4. The feet of Jesus—In the Synoptic version, the woman anoints Jesus’ head (Mk 14:3 par), however, in John’s account, somewhat strangely, Mary anoints Jesus’ feet with the perfume (12:3). Traditional-conservative commentators might be inclined to harmonize here, and say that she anointed both the head and feet, but the Markan account would seem to rule this out. In Mk 14:3 it is stated that the women shattered the alabaster jar—the implication being that she poured all the perfume over Jesus’ head. This helps to explain the objection to the “waste” —she used it all up in one extravagant action. More to the point, in each of the versions, the woman anoints either Jesus’ head (Mk/Matt) or his feet (Jn), but never both.
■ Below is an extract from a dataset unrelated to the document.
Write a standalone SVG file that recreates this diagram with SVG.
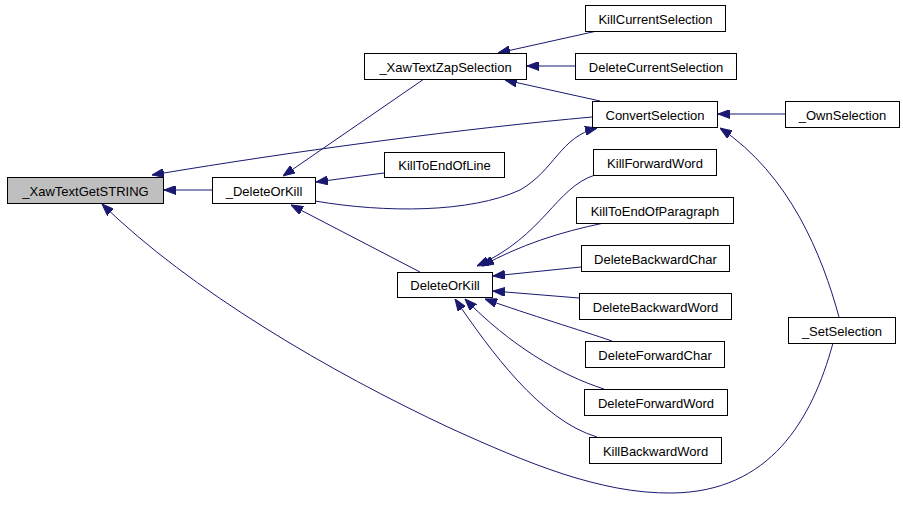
<svg xmlns="http://www.w3.org/2000/svg" width="903" height="510" viewBox="0 0 903 510">
<style>
.n rect{fill:#fff;stroke:#000;stroke-width:1}
.n text{font-family:"Liberation Sans",Arial,sans-serif;font-size:13px;text-anchor:middle;fill:#000}
.e path{fill:none;stroke:#191970;stroke-width:1;marker-end:url(#a)}
</style>
<defs>
<marker id="a" markerWidth="12" markerHeight="9" refX="12" refY="4.5" orient="auto" markerUnits="userSpaceOnUse">
<path d="M0,0 L12,4.5 L0,9 z" fill="#191970" stroke="#191970"/>
</marker>
</defs>
<rect width="903" height="510" fill="#fff"/>
<g class="e" id="edges">
<path d="M212,190 L164,190"/>
<path d="M592,117 C470,128 300,150 152,175"/>
<path d="M833,343 C812,420 770,492 672,493 C600,494 525,462 450,428 C330,372 190,290 102,204"/>
<path d="M424,79 L283,176"/>
<path d="M384,173 L316,182"/>
<path d="M420,272 L291,205"/>
<path d="M315,201 C385,213 470,213 520,190 C555,170 560,137 597,128"/>
<path d="M597,31 L498,53"/>
<path d="M575,66 L527,66"/>
<path d="M600,101 L505,80"/>
<path d="M785,114 L718,114"/>
<path d="M839,317 C822,255 790,175 720,128"/>
<path d="M595,175 C555,188 545,235 477,266"/>
<path d="M604,223 C560,232 520,245 482,266"/>
<path d="M581,267 L493,276"/>
<path d="M579,298 L493,291"/>
<path d="M612,341 C580,330 530,315 485,299"/>
<path d="M604,389 C560,375 510,345 465,299"/>
<path d="M597,437 C540,420 490,350 455,299"/>
</g>
<g class="n" id="n0"><rect x="7.5" y="177.5" width="156" height="26" style="fill:#bfbfbf"/><text x="85.5" y="196">_XawTextGetSTRING</text></g>
<g class="n" id="n1"><rect x="212.5" y="177.5" width="103" height="26"/><text x="264" y="196">_DeleteOrKill</text></g>
<g class="n" id="n2"><rect x="364.5" y="53.5" width="162" height="26"/><text x="445.5" y="72">_XawTextZapSelection</text></g>
<g class="n" id="n3"><rect x="384.5" y="152.5" width="120" height="25"/><text x="444.5" y="170">KillToEndOfLine</text></g>
<g class="n" id="n4"><rect x="585.5" y="5.5" width="140" height="26"/><text x="655.5" y="24">KillCurrentSelection</text></g>
<g class="n" id="n5"><rect x="575.5" y="53.5" width="161" height="26"/><text x="656" y="72">DeleteCurrentSelection</text></g>
<g class="n" id="n6"><rect x="592.5" y="101.5" width="125" height="26"/><text x="655" y="120">ConvertSelection</text></g>
<g class="n" id="n7"><rect x="785.5" y="101.5" width="114" height="26"/><text x="842.5" y="120">_OwnSelection</text></g>
<g class="n" id="n8"><rect x="593.5" y="149.5" width="123" height="26"/><text x="655" y="168">KillForwardWord</text></g>
<g class="n" id="n9"><rect x="576.5" y="197.5" width="157" height="26"/><text x="655" y="216">KillToEndOfParagraph</text></g>
<g class="n" id="n10"><rect x="581.5" y="245.5" width="148" height="26"/><text x="655.5" y="264">DeleteBackwardChar</text></g>
<g class="n" id="n11"><rect x="579.5" y="293.5" width="152" height="26"/><text x="655.5" y="312">DeleteBackwardWord</text></g>
<g class="n" id="n12"><rect x="585.5" y="341.5" width="139" height="26"/><text x="655" y="360">DeleteForwardChar</text></g>
<g class="n" id="n13"><rect x="584.5" y="389.5" width="143" height="26"/><text x="656" y="408">DeleteForwardWord</text></g>
<g class="n" id="n14"><rect x="589.5" y="437.5" width="132" height="26"/><text x="655.5" y="456">KillBackwardWord</text></g>
<g class="n" id="n15"><rect x="788.5" y="317.5" width="107" height="26"/><text x="842" y="336">_SetSelection</text></g>
<g class="n" id="n16"><rect x="397.5" y="272.5" width="95" height="25"/><text x="445" y="290">DeleteOrKill</text></g>
</svg>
Curiously, in Luke’s version of the Anointing, the woman’s action matches that of Mary’s in Jn 12:3:

“and standing behind (him) alongside his feet (and) weeping, she began to wet his feet with (her) tears and she wiped (them) out with the hairs of her head, and she ‘kissed’ his feet and anointed (them) with the myrrh-ointment” (Lk 7:38)

John’s description of the action is simpler (indicated by the words in bold above), but appears to follow the same basic tradition:

“Then Maryam…anointed the feet of Yeshua and wiped out [i.e. off] his feet with her hair…” (v. 3)

Some critical commentators feel that this represents the original tradition—i.e. anointing Jesus’ feet—and that, in the Synoptic version, it has been modified to the more understandable act of anointing Jesus’ head. The latter, of course, is more fitting for Jesus’ identity and dignity as the Anointed One (Messiah/Christ) and King. However, the anointing of the feet is actually more appropriate, in some ways, for the symbolic embalming of a dead body (Mk 14:8-9 par; Jn 12:7).

5. The house was filled—It is likely that this beautiful and evocative detail in v. 3b is meant to symbolize the faith and devotion of Mary (and disciples/believers like her). In some ways this is parallel to the scene with Martha in the Lazarus narrative (11:20-27, especially her declarations in v. 21 and 27). R. E. Brown (The Gospel According to John [AB vol. 29], p. 453) notes a (later) Jewish parallel from the Midrash Rabbah on Ecclesiastes 7:1: “The fragrance of a good perfume spreads from the bedroom to the dining room; so does a good name spread from one end of the world to the other” (translation his). This quotation also seems to suggest a relationship between v. 3 and the declaration by Jesus in Mk 14:9 par.